# Expected value of number of carps pool

1. Jan 17, 2007

### twoflower

1. The problem statement, all variables and given/known data

There is k carps in the pool, m of them are marked. I randomly fish out n carps and see that x of them are marked.

What is the expected value of number of carps in the pool? (ie. expected value of number of the carps in the pool in the beginning)

How will the expected value change as we fish the carps out one by one? (ie. not together, but one carp at the time).

To sum it up, I know m, n and x and I don't know k.

2. The attempt at a solution

I'm not sure how to solve it. For the first case, I think that ratio of marked carps in the group of the carps drawn out should be (averagely) the same as the ratio or marked carps in the whole pool, ie.

$$\frac{x}{n} = \frac{m}{k}$$

so

$$k = \frac{m.n}{x}$$

But will it really determine the expected value of number of all carps?

For the second case, I'm even more out-of-idea.

From definition, I'd say expected value of number of the carps is

$$\sum_{i=0}^{k} X_i p_i$$

Where $X_i = i$ and $p_i$ is probability that there are $i$ carps in total.

But this doesn't seem to be an effective approach.

Could someone give me some hint, please?

Thank you.

2. Jan 17, 2007

### Dick

Your answer for k is correct. I think the gist of the second question is just to realize that the number of carp pulled out increases your estimates of k will keep changing. E.g. after one is pulled out what are the possibilities for k? What they are after is what do you think will happen to the estimates for k after a LARGE number are pulled out?

3. Jan 17, 2007

### twoflower

Now I draw it, but I still don't know...In the beginning, I have m carps marked in the pool. I draw one. Probability that it will be the marked one is $\frac{m}{m+u}$ where u is unknown and it denotes the number of unmarked carps in the pool.

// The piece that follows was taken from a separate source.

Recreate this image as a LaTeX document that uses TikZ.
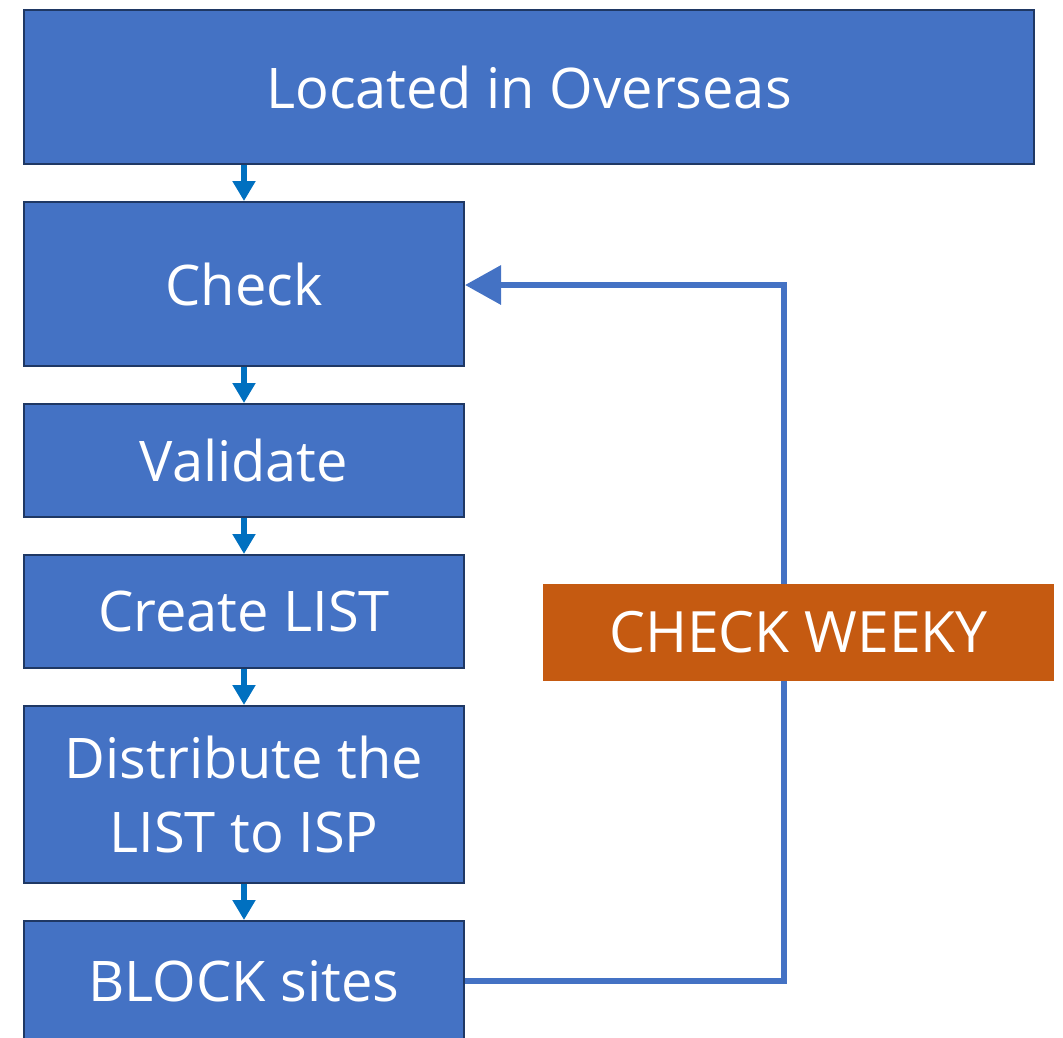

But I still can't figure out how can I conclude or guess the total count of carps in the pool considering the result of this one carp which I just fished out.

4. Jan 17, 2007

### Dick

I know there are 100 marked carp in the pool. I pull out 20 and 10 are marked. What's your guess for the total? Admittedly, a sample of one gives you pretty poor estimates. But then I think that is the point of the 'how does the expected value change' part of the question.

5. Jan 17, 2007

### twoflower

I still get the estimation for k:

$$k = \frac{m.n}{x}$$

where n is number of carps I have fished out so far and x is count of marked ones among them, so this expression gives me estimation of total carps count in n-th step. But I guess this is not what I was asked for in the original problem...

6. Jan 17, 2007

### Dick

Hmmm. I think the point is that the estimate of how many fish, while poor if you've only pulled a few fish out, gets better and better as you pull more out. In fact, it is perfect when you've pulled them all out. Can you agree with that? I think that is the sort of thing they want you to observe.

7. Jan 17, 2007

### twoflower

Maybe, but it seems rather obscure to me, I think they expect some kind of $EX = ...$, ie. expected value based only on current number of carps drawn out and the probability of drawing the marked carp in one individual step. When we were discussing this problem on our school forum, one of the ideas was to consider expected value of hypergeometric distribution.

8. Jan 17, 2007

### Dick

It looked to me like the question was asking for a qualitative answer, since it wasn't asking for any exact error distributions on your estimated value. If you want to push it to another level then you can ask questions like 'how many carp do I have to pull out before I'm 95% confident that my answer is within 5% of the correct total'. Then it's just the same problem as defining error margins in sampled opinion polls. But I don't think the question as you stated it asks for that level of detail.